**WORK INSTRUCTIONS:** Show every line containing "this" by copying it.

** Start of THE DATA **

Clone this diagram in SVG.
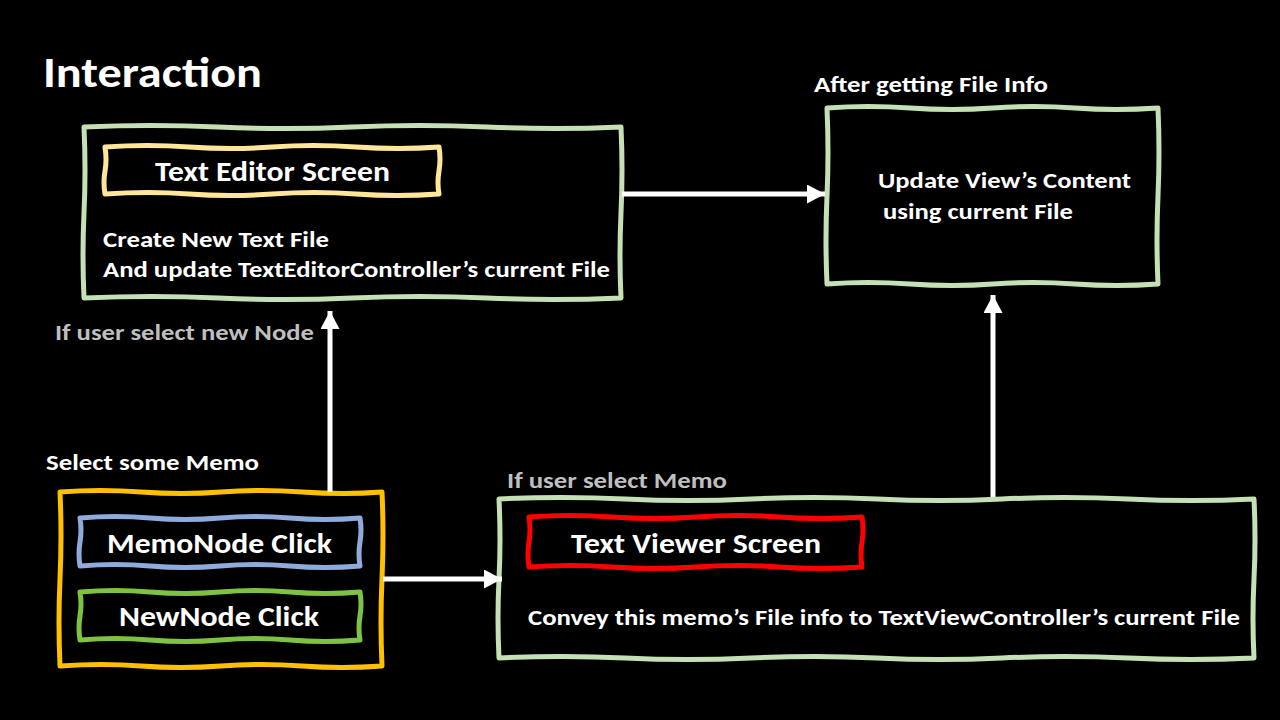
<svg xmlns="http://www.w3.org/2000/svg" width="1280" height="720" viewBox="0 0 1280 720">
<style>
.t{font-family:Calibri,Lato,"Open Sans","Liberation Sans",sans-serif;font-weight:bold;fill:#FFFFFF}
.g{fill:#BFBFBF}
.box{fill:none;stroke-width:5;stroke-linejoin:round}
.sage{stroke:#C5E0B4}
.conn{stroke:#FFFFFF;stroke-width:5;fill:none}
</style>
<defs>
<marker id="ah" markerUnits="userSpaceOnUse" markerWidth="20" markerHeight="20" refX="18" refY="9.5" orient="auto">
<path d="M0,0 L18,9.5 L0,19 Z" fill="#FFFFFF"/>
</marker>
</defs>
<rect width="1280" height="720" fill="#000000"/>
<text class="t" x="43" y="87" font-size="43" textLength="219" lengthAdjust="spacingAndGlyphs">Interaction</text>

<g id="text-editor">
<path class="box sage" d="M84,127 Q151,124 218,127 T352,127 T487,127 T621,127 Q623,170 621,213 T621,298 Q554,301 487,298 T352,298 T218,298 T84,298 Q82,255 84,213 T84,127 Z"/>
<path class="box" stroke="#FFE699" d="M105,147 Q147,144 189,147 T272,147 T356,147 T439,147 Q441,159 439,171 T439,194 Q397,197 356,194 T272,194 T189,194 T105,194 Q103,182 105,171 T105,147 Z"/>
<text class="t" x="155" y="181" font-size="28" textLength="235" lengthAdjust="spacingAndGlyphs">Text Editor Screen</text>
<text class="t" x="103" y="247" font-size="22" textLength="226" lengthAdjust="spacingAndGlyphs">Create New Text File</text>
<text class="t" x="103" y="277" font-size="22" textLength="507" lengthAdjust="spacingAndGlyphs">And update TextEditorController’s current File</text>
</g>

<g id="update-view">
<text class="t" x="814" y="92" font-size="22" textLength="234" lengthAdjust="spacingAndGlyphs">After getting File Info</text>
<path class="box sage" d="M827,108 Q868,105 910,108 T993,108 T1075,108 T1158,108 Q1160,152 1158,196 T1158,284 Q1117,287 1075,284 T993,284 T910,284 T827,284 Q825,240 827,196 T827,108 Z"/>
<text class="t" x="878" y="188" font-size="22" textLength="253" lengthAdjust="spacingAndGlyphs">Update View’s Content</text>
<text class="t" x="883" y="219" font-size="22" textLength="190" lengthAdjust="spacingAndGlyphs">using current File</text>
</g>

<g id="select-memo">
<text class="t" x="46" y="470" font-size="22" textLength="213" lengthAdjust="spacingAndGlyphs">Select some Memo</text>
<path class="box" stroke="#FFC000" d="M60,492 Q100,489 141,492 T221,492 T302,492 T382,492 Q384,536 382,579 T382,666 Q342,669 302,666 T221,666 T141,666 T60,666 Q58,622 60,579 T60,492 Z"/>
</g>

<g id="memonode-click">
<path class="box" stroke="#8FAADC" d="M80,518 Q115,515 150,518 T220,518 T290,518 T360,518 Q362,530 360,542 T360,566 Q325,569 290,566 T220,566 T150,566 T80,566 Q78,554 80,542 T80,518 Z"/>
<text class="t" x="107" y="553" font-size="28" textLength="225" lengthAdjust="spacingAndGlyphs">MemoNode Click</text>
</g>

<g id="newnode-click">
<path class="box" stroke="#7DC243" d="M80,592 Q115,589 150,592 T220,592 T290,592 T360,592 Q362,604 360,616 T360,640 Q325,643 290,640 T220,640 T150,640 T80,640 Q78,628 80,616 T80,592 Z"/>
<text class="t" x="119" y="626" font-size="28" textLength="200" lengthAdjust="spacingAndGlyphs">NewNode Click</text>
</g>

<g id="text-viewer">
<text class="t g" x="507" y="488" font-size="22" textLength="220" lengthAdjust="spacingAndGlyphs">If user select Memo</text>
<path class="box sage" d="M499,499 Q562,496 625,499 T751,499 T877,499 T1002,499 T1128,499 T1254,499 Q1256,539 1254,579 T1254,658 Q1191,661 1128,658 T1002,658 T877,658 T751,658 T625,658 T499,658 Q497,618 499,579 T499,499 Z"/>
<path class="box" stroke="#FF0000" d="M529,517 Q570,514 612,517 T696,517 T779,517 T862,517 Q864,530 862,542 T862,567 Q820,570 779,567 T696,567 T612,567 T529,567 Q527,555 529,542 T529,517 Z"/>
<text class="t" x="571" y="553" font-size="28" textLength="250" lengthAdjust="spacingAndGlyphs">Text Viewer Screen</text>
<text class="t" x="528" y="625" font-size="22" textLength="712" lengthAdjust="spacingAndGlyphs">Convey this memo’s File info to TextViewController’s current File</text>
</g>

<g id="connectors">
<line class="conn" x1="622" y1="194" x2="825" y2="194" marker-end="url(#ah)"/>
<line class="conn" x1="330" y1="492" x2="330" y2="311" marker-end="url(#ah)"/>
<text class="t g" x="55" y="340" font-size="22" textLength="259" lengthAdjust="spacingAndGlyphs">If user select new Node</text>
<line class="conn" x1="383" y1="579" x2="502" y2="579" marker-end="url(#ah)"/>
<line class="conn" x1="993" y1="497" x2="993" y2="295" marker-end="url(#ah)"/>
</g>
</svg>
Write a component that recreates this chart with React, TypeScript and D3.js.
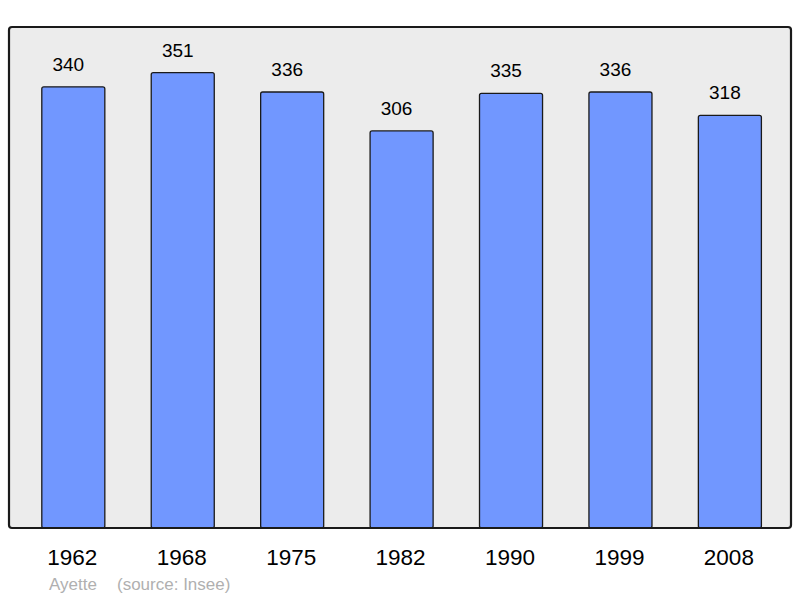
import { useEffect, useRef } from "react";
import * as d3 from "d3";

// population per census year
const years = ["1962", "1968", "1975", "1982", "1990", "1999", "2008"];
const population = [340, 351, 336, 306, 335, 336, 318];
const commune = "Ayette";
const source = "(source: Insee)";

export default function App() {
    const svgRef = useRef<SVGSVGElement>(null);

    useEffect(() => {
        const svg = d3.select(svgRef.current);
        svg.selectAll("*").remove();

        const frame = { left: 9, top: 27, right: 791, bottom: 528 };

        const xScale = d3.scaleBand()
            .domain(years)
            .range([18.6, 784.6])
            .paddingInner(0.424)
            .paddingOuter(0.212);

        const maxPop = d3.max(population) || 1;
        const yScale = d3.scaleLinear()
            .domain([0, maxPop * 1.1])
            .range([frame.bottom, frame.top]);

        // grey panel
        svg.append("rect")
            .attr("x", frame.left)
            .attr("y", frame.top)
            .attr("width", frame.right - frame.left)
            .attr("height", frame.bottom - frame.top)
            .attr("rx", 3)
            .attr("fill", "#ececec");

        const rows = years.map((y, i) => ({ year: y, value: population[i] }));

        // bars
        svg.append("g")
            .selectAll("rect")
            .data(rows)
            .join("rect")
            .attr("x", d => xScale(d.year)!)
            .attr("y", d => yScale(d.value))
            .attr("width", xScale.bandwidth())
            .attr("height", d => frame.bottom - yScale(d.value))
            .attr("rx", 2)
            .attr("fill", "#7197ff")
            .attr("stroke", "#1a1a1a")
            .attr("stroke-width", 1.3);

        // value labels above bars (sit a little left of the bar centre)
        svg.append("g")
            .selectAll("text")
            .data(rows)
            .join("text")
            .attr("x", d => xScale(d.year)! + xScale.bandwidth() / 2 - 5)
            .attr("y", d => yScale(d.value) - 16)
            .attr("text-anchor", "middle")
            .attr("font-family", "Liberation Sans, Arial, sans-serif")
            .attr("font-size", 19)
            .attr("fill", "#000")
            .text(d => d.value);

        // frame border on top
        svg.append("rect")
            .attr("x", frame.left)
            .attr("y", frame.top)
            .attr("width", frame.right - frame.left)
            .attr("height", frame.bottom - frame.top)
            .attr("rx", 3)
            .attr("fill", "none")
            .attr("stroke", "#1a1a1a")
            .attr("stroke-width", 2.2);

        // year labels
        svg.append("g")
            .selectAll("text")
            .data(years)
            .join("text")
            .attr("x", d => xScale(d)! + xScale.bandwidth() / 2 - 1)
            .attr("y", 564.5)
            .attr("text-anchor", "middle")
            .attr("font-family", "Liberation Sans, Arial, sans-serif")
            .attr("font-size", 22.5)
            .attr("fill", "#000")
            .text(d => d);

        // commune name and source
        svg.append("text")
            .attr("x", 49)
            .attr("y", 590)
            .attr("font-family", "Liberation Sans, Arial, sans-serif")
            .attr("font-size", 17)
            .attr("fill", "#b0b0b0")
            .text(commune);

        svg.append("text")
            .attr("x", 117)
            .attr("y", 590)
            .attr("font-family", "Liberation Sans, Arial, sans-serif")
            .attr("font-size", 17)
            .attr("fill", "#b0b0b0")
            .text(source);
    }, []);

    return (
        <svg
            ref={svgRef}
            width={800}
            height={598}
            style={{ position: "absolute", left: 0, top: 0, background: "#fff" }}
        />
    );
}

** End of THE DATA **

**TASK OUTPUT:**
Clone this diagram in SVG.
<text class="t" x="528" y="625" font-size="22" textLength="712" lengthAdjust="spacingAndGlyphs">Convey this memo’s File info to TextViewController’s current File</text>
Write a component that recreates this chart with React, TypeScript and D3.js.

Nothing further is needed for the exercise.